MADEMOISELLE (Tony Richardson, France / U.K., 1966) [The weirdest thing I saw all year that I liked. (The weirdest thing I didn’t like was Sokurov’s DAYS OF ECLIPSE.) Jeanne Moreau is a sexually repressed schoolteacher who sets fires so she can watch a hunky Italian immigrant put them out, sans shirt.  She performs various tasks so as to avoid masturbating onscreen.  Eventually, she convinces the townsfolk that the Italian is a bit too helpful, and must be setting the fires himself – shades of Richard Jewell.  The first image we see of Moreau’s character has her reaching into a bird’s nest, gently picking up the eggs, and smashing them in her fist with relish. (Oh, that’s the emotion, not the condiment.) Anyhow, that pretty much sets the tone.]

 

(October)

 

YOJIMBO (Akira Kurosawa, Japan, 1961) [Again, what can I say that hasn’t been said already?  This was the standout in the Kurosawa series – funny, bad-ass, riveting, masterfully constructed, just a great fucking time at the movies.]

 

(December)

 

SACHA AND MUM (Gillian Wearing, U.K., 1996) [My first exposure to this key figure in contemporary video art.
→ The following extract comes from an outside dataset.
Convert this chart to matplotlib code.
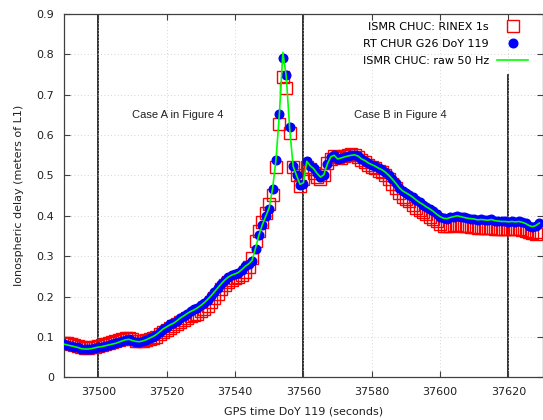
import numpy as np
import matplotlib
matplotlib.use('Agg')
import matplotlib.pyplot as plt

# GPS time (s), one sample per second
t_start, t_end = 37490, 37629

# RT CHUR G26 DoY 119 (blue dots)
rt_chur = [
    0.082, 0.080, 0.078, 0.076, 0.074, 0.071, 0.069, 0.070, 0.071, 0.072,
    0.074, 0.076, 0.078, 0.080, 0.082, 0.084, 0.087, 0.089, 0.093, 0.094,
    0.090, 0.088, 0.088, 0.090, 0.092, 0.097, 0.101, 0.105, 0.112, 0.120,
    0.125, 0.131, 0.134, 0.139, 0.147, 0.152, 0.158, 0.163, 0.168, 0.172,
    0.178, 0.185, 0.192, 0.201, 0.211, 0.222, 0.232, 0.241, 0.248, 0.253,
    0.256, 0.259, 0.267, 0.275, 0.281, 0.287, 0.318, 0.352, 0.378, 0.399,
    0.418, 0.466, 0.538, 0.651, 0.790, 0.749, 0.621, 0.523, 0.501, 0.477,
    0.480, 0.535, 0.524, 0.518, 0.505, 0.495, 0.500, 0.528, 0.546, 0.551,
    0.541, 0.543, 0.546, 0.547, 0.550, 0.551, 0.548, 0.541, 0.537, 0.531,
    0.527, 0.523, 0.518, 0.514, 0.508, 0.500, 0.491, 0.481, 0.470, 0.462,
    0.457, 0.452, 0.446, 0.439, 0.433, 0.428, 0.422, 0.417, 0.411, 0.404,
    0.398, 0.394, 0.393, 0.396, 0.398, 0.400, 0.398, 0.396, 0.394, 0.393,
    0.392, 0.390, 0.391, 0.390, 0.389, 0.391, 0.388, 0.387, 0.386, 0.386,
    0.385, 0.386, 0.385, 0.386, 0.384, 0.381, 0.376, 0.373, 0.376, 0.382,
]

# ISMR CHUC: RINEX 1s (red squares)
ismr_rinex = [
    0.085, 0.084, 0.082, 0.080, 0.078, 0.075, 0.073, 0.073, 0.074, 0.076,
    0.078, 0.080, 0.082, 0.084, 0.087, 0.089, 0.092, 0.095, 0.097, 0.097,
    0.094, 0.091, 0.090, 0.091, 0.093, 0.096, 0.098, 0.101, 0.106, 0.113,
    0.118, 0.123, 0.128, 0.131, 0.136, 0.141, 0.146, 0.151, 0.155, 0.158,
    0.163, 0.170, 0.177, 0.186, 0.196, 0.207, 0.218, 0.228, 0.236, 0.242,
    0.246, 0.249, 0.254, 0.262, 0.272, 0.295, 0.338, 0.363, 0.384, 0.408,
    0.430, 0.452, 0.520, 0.627, 0.745, 0.716, 0.605, 0.522, 0.501, 0.475,
    0.490, 0.522, 0.515, 0.505, 0.495, 0.490, 0.500, 0.530, 0.540, 0.548,
    0.545, 0.544, 0.548, 0.550, 0.552, 0.550, 0.546, 0.538, 0.533, 0.526,
    0.522, 0.518, 0.512, 0.508, 0.500, 0.492, 0.480, 0.468, 0.456, 0.447,
    0.442, 0.436, 0.428, 0.420, 0.415, 0.410, 0.404, 0.398, 0.393, 0.386,
    0.380, 0.376, 0.374, 0.376, 0.378, 0.378, 0.376, 0.375, 0.374, 0.373,
    0.372, 0.371, 0.371, 0.370, 0.370, 0.369, 0.368, 0.368, 0.368, 0.367,
    0.368, 0.367, 0.368, 0.367, 0.366, 0.363, 0.360, 0.357, 0.356, 0.360,
]

# ISMR CHUC: raw 50 Hz (green line)
ismr_raw = [
    0.082, 0.080, 0.078, 0.076, 0.074, 0.071, 0.070, 0.070, 0.071, 0.073,
    0.075, 0.076, 0.078, 0.080, 0.082, 0.084, 0.087, 0.090, 0.093, 0.094,
    0.091, 0.089, 0.088, 0.090, 0.093, 0.097, 0.101, 0.106, 0.113, 0.120,
    0.125, 0.130, 0.134, 0.140, 0.147, 0.152, 0.158, 0.163, 0.167, 0.172,
    0.178, 0.185, 0.193, 0.202, 0.212, 0.222, 0.232, 0.241, 0.248, 0.253,
    0.256, 0.260, 0.267, 0.275, 0.281, 0.290, 0.320, 0.352, 0.378, 0.399,
    0.420, 0.468, 0.540, 0.655, 0.805, 0.745, 0.615, 0.523, 0.500, 0.478,
    0.482, 0.535, 0.524, 0.517, 0.505, 0.496, 0.502, 0.528, 0.546, 0.550,
    0.541, 0.543, 0.546, 0.548, 0.550, 0.551, 0.548, 0.541, 0.537, 0.531,
    0.527, 0.523, 0.518, 0.514, 0.508, 0.500, 0.491, 0.481, 0.470, 0.462,
    0.457, 0.452, 0.446, 0.439, 0.433, 0.428, 0.422, 0.417, 0.411, 0.404,
    0.398, 0.394, 0.393, 0.396, 0.398, 0.400, 0.398, 0.396, 0.394, 0.393,
    0.392, 0.390, 0.391, 0.390, 0.389, 0.391, 0.388, 0.387, 0.386, 0.386,
    0.385, 0.386, 0.385, 0.386, 0.384, 0.381, 0.376, 0.373, 0.376, 0.382,
]

# vertical markers: (time, top of line)
markers = [(37500, 0.9), (37560, 0.9), (37620, 0.75)]
cases = [("Case A in Figure 4", 37523.3, 0.65), ("Case B in Figure 4", 37588.5, 0.65)]

t = np.arange(t_start, t_end + 1)

plt.rcParams['font.family'] = 'DejaVu Sans'
plt.rcParams['font.size'] = 8

fig = plt.figure(figsize=(5.43, 4.2), dpi=100)
ax = fig.add_axes([0.118, 0.1017, 0.8814, 0.865])

for xm, top in markers:
    ax.plot([xm, xm], [0, top], color='#202020', lw=1.3, zorder=1)

ax.plot(t, ismr_rinex, 's', mfc='none', mec='red', ms=9.2, mew=1.0,
        label='ISMR CHUC: RINEX 1s', zorder=2)
ax.plot(t, rt_chur, 'o', color='blue', mec='blue', ms=6.2,
        label='RT CHUR G26 DoY 119', zorder=3)
ax.plot(t, ismr_raw, '-', color='#00ff00', lw=1.2,
        label='ISMR CHUC: raw 50 Hz', zorder=4)

for txt, xt, yt in cases:
    ax.text(xt, yt, txt, ha='center', va='center', fontsize=8,
            family='Liberation Sans', color='#202020')

ax.set_xlim(37490, 37630)
ax.set_ylim(0, 0.9)
ax.set_xticks(np.arange(37500, 37621, 20))
ax.set_yticks(np.arange(0, 0.91, 0.1))
ax.set_yticklabels(['0', '0.1', '0.2', '0.3', '0.4', '0.5', '0.6', '0.7', '0.8', '0.9'])
ax.tick_params(direction='in', top=True, right=True, length=4.5, width=0.8,
               colors='#404040', labelcolor='#202020', labelsize=8, pad=7)
ax.grid(True, ls=(0, (1, 3)), color='#c8c8c8', lw=0.6)
for s in ax.spines.values():
    s.set_color('#404040')
    s.set_linewidth(0.9)

ax.set_xlabel('GPS time DoY 119 (seconds)', fontsize=8, color='#202020', labelpad=7)
ax.set_ylabel('Ionospheric delay (meters of L1)', fontsize=8, color='#202020', labelpad=9)

ax.legend(loc='upper right', bbox_to_anchor=(0.970, 0.977), frameon=False,
          markerfirst=False, fontsize=8, borderpad=0, borderaxespad=0,
          handlelength=2.8, handletextpad=0.75, labelspacing=0.62, numpoints=1)

fig.savefig('out.png', dpi=100)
It’s presented as an installation but plays more like an avant-garde short.  Running backwards, with a young half-naked woman and an older woman (the title characters, we presume) in an ambiguous embrace of apparent reconciliation, we then move through a harrowing sequence of torture.  Or is it?  Sacha could be an epileptic or a mental-deficient, subject to care which appears harsher to an outside observer than perhaps it really is.  Or, it could be some sort of strange S/M ritual, miscoded by the title.  Or perhaps we are watching a young woman being punished for masturbating by a religious fanatic.  The five minute video remains indecipherable and undecidable as it retracts itself to its beginning, only to repeat.]